In education, the importance of addressing children's holistic development is increasingly recognised. Beyond academic learning, it is essential to pay attention to their physical, emotional and social development. In this sense, psychomotor skills have become a fundamental discipline for child development, as they play a crucial role in children's growth and well-being.
At Coruña British International School we approach psychomotricity from a very young age, as the relationship between movement and cognitive and emotional processes is vital. We combine physical and mental aspects, promoting the development of motor skills, coordination, balance, spatial and body perception, as well as emotional regulation and social interaction.
One of the reasons why we focus on psychomotor skills in childhood is because movement is seen as the natural way for children to explore and understand the world around them. Through movement and play, our students learn to get to know their own bodies, to relate to others and to acquire skills that will be fundamental in their later development.
Psychomotor skills, beyond writing
Along these lines, psychomotor skills help children develop gross and fine motor skills. Physical movement allows them to strengthen their muscles, improve their balance and coordination, and develop motor skills such as jumping, running, throwing and catching. These motor skills become the building blocks for physical development and the acquisition of basic skills, such as getting dressed, writing or performing everyday tasks.

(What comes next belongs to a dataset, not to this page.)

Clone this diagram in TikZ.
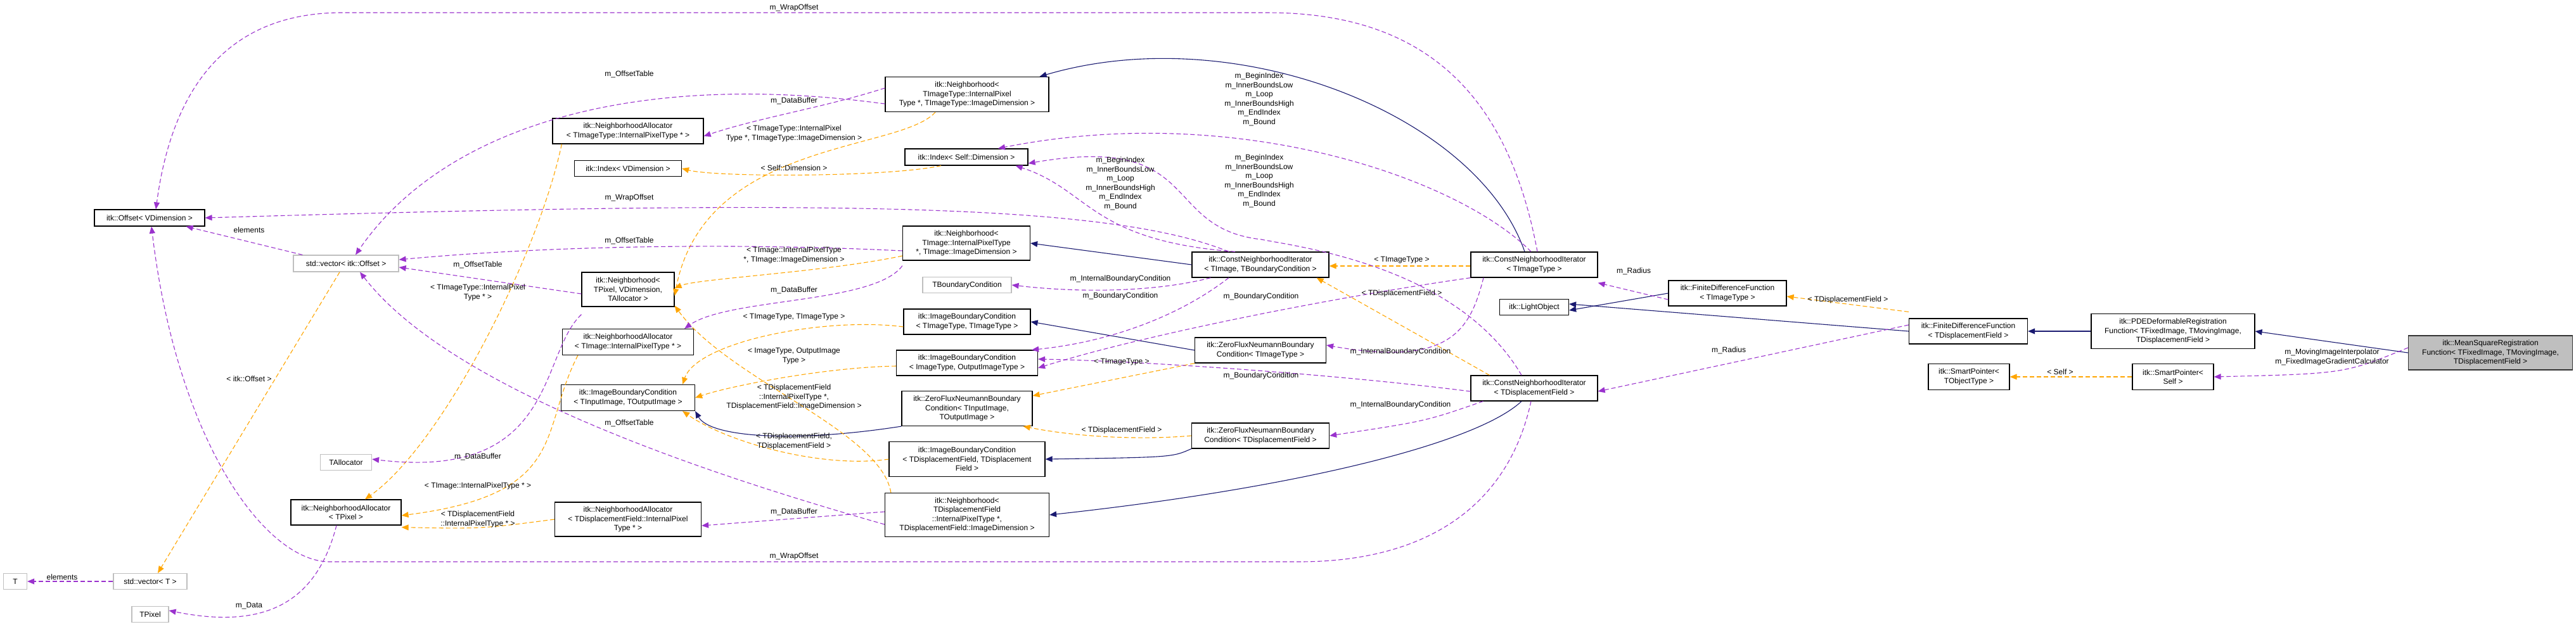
\documentclass[tikz,border=0pt]{standalone}
\usepackage{fontspec}
\setmainfont{Liberation Sans}
\usetikzlibrary{arrows.meta}
\definecolor{inhc}{HTML}{191970}
\definecolor{usec}{HTML}{9A32CD}
\definecolor{tplc}{HTML}{FFA500}
\definecolor{gbord}{HTML}{BFBFBF}
\begin{document}
\begin{tikzpicture}[x=1pt,y=-1pt,
  font=\fontsize{12}{14.5}\selectfont,
  box/.style={draw=black,line width=1.2pt,fill=white,align=center,inner sep=2pt},
  gbox/.style={box,draw=gbord},
  lbl/.style={align=center,inner sep=1pt},
  tip/.style={-{Triangle[length=11pt,width=9pt]}},
  inh/.style={tip,draw=inhc,line width=1.1pt},
  use/.style={tip,draw=usec,dashed,dash pattern=on 7pt off 4pt,line width=1.1pt,color=usec},
  tpl/.style={tip,draw=tplc,dashed,dash pattern=on 7pt off 4pt,line width=1.1pt,color=tplc}]
\useasboundingbox (0,0) rectangle (4065,990);
% nodes
\node[box,minimum width=174,minimum height=26] (off) at (236,344) {itk::Offset< VDimension >};
\node[gbox,minimum width=166,minimum height=26] (vecoff) at (546,416) {std::vector< itk::Offset >};
\node[box,minimum width=238,minimum height=40] (naimgt) at (991,207) {itk::NeighborhoodAllocator\\< TImageType::InternalPixelType * >};
\node[box,minimum width=169,minimum height=25] (idxv) at (991,266) {itk::Index< VDimension >};
\node[box,minimum width=146,minimum height=54] (nbtp) at (991,457) {itk::Neighborhood<\\ TPixel, VDimension,\\ TAllocator >};
\node[box,minimum width=207,minimum height=41] (naimg) at (991,540) {itk::NeighborhoodAllocator\\< TImage::InternalPixelType * >};
\node[box,minimum width=211,minimum height=41] (ibcin) at (991,628) {itk::ImageBoundaryCondition\\< TInputImage, TOutputImage >};
\node[gbox,minimum width=81,minimum height=25] (talloc) at (546,730) {TAllocator};
\node[box,minimum width=174,minimum height=40] (natp) at (546,809) {itk::NeighborhoodAllocator\\< TPixel >};
\node[box,minimum width=231,minimum height=54] (nadisp) at (991,820) {itk::NeighborhoodAllocator\\< TDisplacementField::InternalPixel\\Type * >};
\node[gbox,minimum width=37,minimum height=25] (T) at (24,918) {T};
\node[gbox,minimum width=116,minimum height=25] (vect) at (237,918) {std::vector< T >};
\node[gbox,minimum width=58,minimum height=25] (tpix) at (237,970) {TPixel};
\node[box,minimum width=258,minimum height=55] (nbtit) at (1526,149) {itk::Neighborhood<\\ TImageType::InternalPixel\\Type *, TImageType::ImageDimension >};
\node[box,minimum width=194,minimum height=26] (idxself) at (1525,248) {itk::Index< Self::Dimension >};
\node[box,minimum width=201,minimum height=54] (nbti) at (1525,384) {itk::Neighborhood<\\ TImage::InternalPixelType\\ *, TImage::ImageDimension >};
\node[box,minimum width=216,minimum height=40] (cnitbc) at (1989,418) {itk::ConstNeighborhoodIterator\\< TImage, TBoundaryCondition >};
\node[gbox,minimum width=140,minimum height=25] (tbc) at (1526,450) {TBoundaryCondition};
\node[box,minimum width=200,minimum height=40] (ibctt) at (1526,508) {itk::ImageBoundaryCondition\\< TImageType, TImageType >};
\node[box,minimum width=223,minimum height=40] (ibcio) at (1526,573) {itk::ImageBoundaryCondition\\< ImageType, OutputImageType >};
\node[box,minimum width=206,minimum height=55] (zfnin) at (1526,645) {itk::ZeroFluxNeumannBoundary\\Condition< TInputImage,\\ TOutputImage >};
\node[box,minimum width=207,minimum height=40] (zfnt) at (1989,553) {itk::ZeroFluxNeumannBoundary\\Condition< TImageType >};
\node[box,minimum width=246,minimum height=55] (ibcd) at (1526,725) {itk::ImageBoundaryCondition\\< TDisplacementField, TDisplacement\\Field >};
\node[box,minimum width=217,minimum height=40] (zfnd) at (1989,688) {itk::ZeroFluxNeumannBoundary\\Condition< TDisplacementField >};
\node[box,minimum width=259,minimum height=69] (nbtd) at (1526,813) {itk::Neighborhood<\\ TDisplacementField\\::InternalPixelType *,\\ TDisplacementField::ImageDimension >};
\node[box,minimum width=200,minimum height=40] (cnit) at (2421,418) {itk::ConstNeighborhoodIterator\\< TImageType >};
\node[box,minimum width=186,minimum height=40] (fdft) at (2726,463) {itk::FiniteDifferenceFunction\\< TImageType >};
\node[box,minimum width=109,minimum height=25] (light) at (2421,485) {itk::LightObject};
\node[box,minimum width=200,minimum height=40] (cnid) at (2421,613) {itk::ConstNeighborhoodIterator\\< TDisplacementField >};
\node[box,minimum width=187,minimum height=40] (fdfd) at (3106,523) {itk::FiniteDifferenceFunction\\< TDisplacementField >};
\node[box,minimum width=128,minimum height=41] (spto) at (3107,595) {itk::SmartPointer<\\ TObjectType >};
\node[box,minimum width=258,minimum height=55] (pde) at (3429,523) {itk::PDEDeformableRegistration\\Function< TFixedImage, TMovingImage,\\ TDisplacementField >};
\node[box,minimum width=259,minimum height=54,fill=gbord,draw=black!80] (msr) at (3930,557) {itk::MeanSquareRegistration\\Function< TFixedImage, TMovingImage,\\ TDisplacementField >};
\node[box,minimum width=128,minimum height=41] (spself) at (3429,595) {itk::SmartPointer<\\ Self >};
% inheritance
\draw[inh] ([xshift=-15]cnit.north) .. controls (2330,180) and (1950,30) .. ([xshift=-15]nbtit.north east);
\draw[inh] (cnitbc.west) -- (nbti.east);
\draw[inh] (zfnt.west) -- (ibctt.east);
\draw[inh] (zfnin.south west) .. controls (1250,700) and (1120,690) .. (ibcin.south east);
\draw[inh] (zfnd.south west) .. controls (1850,722) .. (ibcd.east);
\draw[inh] ([xshift=-20]cnid.south) .. controls (2330,700) and (2050,770) .. (nbtd.east);
\draw[inh] (fdft.west) -- ([yshift=-5]light.east);
\draw[inh] (fdfd.west) -- ([yshift=5]light.east);
\draw[inh] (pde.west) -- (fdfd.east);
\draw[inh] (msr.west) -- (pde.east);
% template instantiation
\draw[tpl] ([xshift=15]naimgt.south west) .. controls (850,400) and (700,700) .. ([xshift=30]natp.north);
\draw[tpl] ([xshift=25]naimg.south west) .. controls (850,680) and (900,780) .. ([yshift=-5]natp.east);
\draw[tpl] (nadisp.west) .. controls (760,835) .. ([yshift=-3]natp.south east);
\draw[tpl] ([xshift=-10]vecoff.south) -- ([xshift=12]vect.north);
\draw[tpl] ([xshift=-50]nbtit.south) .. controls (1420,240) and (1110,220) .. ([yshift=-10]nbtp.east);
\draw[tpl] ([xshift=-40]idxself.south) .. controls (1400,280) and (1130,280) .. (idxv.east);
\draw[tpl] ([yshift=-20]nbti.west) .. controls (1300,430) and (1100,440) .. ([yshift=2]nbtp.east);
\draw[tpl] ([xshift=10]nbtd.north west) .. controls (1390,680) and (1150,600) .. ([yshift=2]nbtp.south east);
\draw[tpl] ([yshift=-8]ibctt.west) .. controls (1300,500) and (1100,540) .. ([xshift=-20]ibcin.north east);
\draw[tpl] ([yshift=-5]ibcio.west) .. controls (1300,580) and (1150,610) .. (ibcin.east);
\draw[tpl] (ibcd.west) .. controls (1300,740) and (1150,700) .. ([xshift=-20]ibcin.south east);
\draw[tpl] (zfnt.south west) -- ([yshift=-8]zfnin.north east);
\draw[tpl] (zfnd.west) .. controls (1800,695) and (1700,690) .. ([xshift=-15]zfnin.south east);
\draw[tpl] ([yshift=-2]cnit.west) -- ([yshift=-2]cnitbc.east);
\draw[tpl] ([xshift=30]cnid.north west) .. controls (2240,530) .. ([xshift=-20]cnitbc.south east);
\draw[tpl] ([yshift=10]fdfd.north west) -- ([yshift=-5]fdft.east);
\draw[tpl] (spself.west) -- (spto.east);
% usage
\draw[use] ([xshift=5]cnit.north) .. controls (2380,150) and (2250,20) .. (2000,20) -- (540,20) .. controls (350,20) and (270,150) .. ([xshift=10]off.north);
\draw[use] ([xshift=-5]cnid.south) .. controls (2380,800) and (2250,887) .. (2050,887) -- (520,887) .. controls (420,887) and (280,700) .. ([xshift=3]off.south);
\draw[use] ([xshift=-50]cnitbc.north) .. controls (1750,320) and (1300,315) .. (off.east);
\draw[use] ([yshift=-15]nbtit.west) .. controls (1000,110) and (700,200) .. ([xshift=15]vecoff.north);
\draw[use] ([yshift=-12]nbti.west) .. controls (1200,385) and (900,385) .. ([yshift=6]vecoff.east);
\draw[use] ([yshift=-7]nbtp.west) -- ([yshift=-6]vecoff.east);
\draw[use] ([yshift=-15]nbtd.west) .. controls (1050,730) and (700,600) .. ([xshift=22]vecoff.south);
\draw[use] ([xshift=15]vecoff.north west) -- ([xshift=-30]off.south east);
\draw[use] (vect.west) -- (T.east);
\draw[use] ([xshift=-15]natp.south) .. controls (500,950) and (420,995) .. ([yshift=6]tpix.east);
\draw[use] ([yshift=-12]nbtp.south west) .. controls (850,560) and (880,760) .. ([yshift=5]talloc.east);
\draw[use] ([yshift=10]nbtit.west) .. controls (1300,170) and (1200,185) .. ([yshift=-8]naimgt.east);
\draw[use] ([yshift=-8]nbti.south west) .. controls (1380,480) and (1150,470) .. ([xshift=-15]naimg.north east);
\draw[use] ([yshift=5]nbtd.west) -- ([yshift=-10]nadisp.east);
\draw[use] ([xshift=-5]cnit.north) .. controls (2300,280) and (1950,160) .. ([xshift=50]idxself.north);
\draw[use] ([xshift=-40]cnitbc.north) .. controls (1720,380) and (1720,300) .. ([xshift=-20]idxself.south east);
\draw[use] ([xshift=-20]cnid.north) .. controls (2300,420) and (2050,390) .. (1990,378) .. controls (1830,360) and (1900,210) .. ([yshift=-10]idxself.east);
\draw[use] ([xshift=30]cnitbc.south west) .. controls (1820,462) and (1700,462) .. (tbc.east);
\draw[use] ([xshift=-50]cnitbc.south) .. controls (1860,500) and (1750,540) .. ([xshift=-10]ibcio.north east);
\draw[use] (cnit.south west) .. controls (2100,470) and (1800,530) .. ([yshift=-8]ibcio.east);
\draw[use] ([yshift=-5]cnid.west) .. controls (2100,590) and (1800,570) .. ([yshift=6]ibcio.east);
\draw[use] ([xshift=-80]cnit.south) .. controls (2320,520) and (2290,580) .. ([yshift=8]zfnt.east);
\draw[use] ([xshift=20]cnid.south west) .. controls (2250,665) .. (zfnd.east);
\draw[use] ([yshift=-10]fdft.west) -- ([yshift=-8]cnit.south east);
\draw[use] ([yshift=10]fdfd.west) -- ([yshift=-5]cnid.east);
\draw[use] ([yshift=8]msr.west) .. controls (3700,590) .. (spself.east);
% labels
\node[lbl] (l1) at (1253,12) {m\_WrapOffset};
\node[lbl] (l2) at (1253,878) {m\_WrapOffset};
\node[lbl] (l3) at (993,312) {m\_WrapOffset};
\node[lbl] (l4) at (993,117) {m\_OffsetTable};
\node[lbl] (l5) at (993,380) {m\_OffsetTable};
\node[lbl] (l6) at (754,418) {m\_OffsetTable};
\node[lbl] (l7) at (993,668) {m\_OffsetTable};
\node[lbl] (l8) at (393,363) {elements};
\node[lbl] (l9) at (98,911) {elements};
\node[lbl] (l10) at (393,957) {m\_Data};
\node[lbl] (l11) at (754,721) {m\_DataBuffer};
\node[lbl] (l12) at (1253,159) {m\_DataBuffer};
\node[lbl] (l13) at (1253,458) {m\_DataBuffer};
\node[lbl] (l14) at (1253,808) {m\_DataBuffer};
\node[lbl] (l15) at (1987,157) {m\_BeginIndex\\m\_InnerBoundsLow\\m\_Loop\\m\_InnerBoundsHigh\\m\_EndIndex\\m\_Bound};
\node[lbl] (l16) at (1768,290) {m\_BeginIndex\\m\_InnerBoundsLow\\m\_Loop\\m\_InnerBoundsHigh\\m\_EndIndex\\m\_Bound};
\node[lbl] (l17) at (1987,286) {m\_BeginIndex\\m\_InnerBoundsLow\\m\_Loop\\m\_InnerBoundsHigh\\m\_EndIndex\\m\_Bound};
\node[lbl] (l18) at (1768,440) {m\_InternalBoundaryCondition};
\node[lbl] (l19) at (1768,467) {m\_BoundaryCondition};
\node[lbl] (l20) at (1990,468) {m\_BoundaryCondition};
\node[lbl] (l21) at (1990,593) {m\_BoundaryCondition};
\node[lbl] (l22) at (2210,555) {m\_InternalBoundaryCondition};
\node[lbl] (l23) at (2210,639) {m\_InternalBoundaryCondition};
\node[lbl] (l24) at (2578,428) {m\_Radius};
\node[lbl] (l25) at (2728,553) {m\_Radius};
\node[lbl] (l26) at (3680,564) {m\_MovingImageInterpolator\\m\_FixedImageGradientCalculator};
\node[lbl] (t1) at (754,462) {< TImageType::InternalPixel\\Type * >};
\node[lbl] (t2) at (754,767) {< TImage::InternalPixelType * >};
\node[lbl] (t3) at (754,820) {< TDisplacementField\\::InternalPixelType * >};
\node[lbl] (t4) at (393,598) {< itk::Offset >};
\node[lbl] (t5) at (1253,211) {< TImageType::InternalPixel\\Type *, TImageType::ImageDimension >};
\node[lbl] (t6) at (1253,265) {< Self::Dimension >};
\node[lbl] (t7) at (1253,403) {< TImage::InternalPixelType\\*, TImage::ImageDimension >};
\node[lbl] (t8) at (1253,627) {< TDisplacementField\\::InternalPixelType *,\\TDisplacementField::ImageDimension >};
\node[lbl] (t9) at (1253,501) {< TImageType, TImageType >};
\node[lbl] (t10) at (1253,562) {< ImageType, OutputImage\\Type >};
\node[lbl] (t11) at (1253,697) {< TDisplacementField,\\TDisplacementField >};
\node[lbl] (t12) at (1770,572) {< TImageType >};
\node[lbl] (t13) at (1770,679) {< TDisplacementField >};
\node[lbl] (t14) at (2212,411) {< TImageType >};
\node[lbl] (t15) at (2212,463) {< TDisplacementField >};
\node[lbl] (t16) at (2916,473) {< TDisplacementField >};
\node[lbl] (t17) at (3251,587) {< Self >};
\end{tikzpicture}
\end{document}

In addition, psychomotor activity fosters children's cognitive and emotional development. Through movement, children explore and experiment with their environment, stimulating their curiosity and problem-solving skills. Movement also promotes attention, concentration and logical reasoning. At the same time, movement and play release emotions, helping children to express themselves, manage stress and develop social skills.
For all these reasons, at Coruña British International School psychomotor skills play a transversal role in the learning and academic performance of children. We don't say so ourselves, scientific studies have shown that children who participate in psychomotor activities perform better in areas such as reading, writing and maths. This is because psychomotor activity stimulates the integration of the cerebral hemispheres, favouring communication between the motor and cognitive areas of the brain.
Psychomotricity at school promotes an active and participatory learning environment. Through playful and practical activities, children develop their creativity, their ability to collaborate and their autonomy. Play and movement become powerful pedagogical tools, facilitating the understanding of abstract concepts, the development of critical thinking and the motivation to learn.
Through movement and play, children acquire motor skills, develop their cognitive and emotional capacity, and improve their academic performance. Aware of its importance, we promote psychomotor skills in the educational curriculum, integrating psychomotor activities into children's daily lives. In doing so, we promote healthy and holistic development, preparing children to face life's challenges with confidence and solid skills.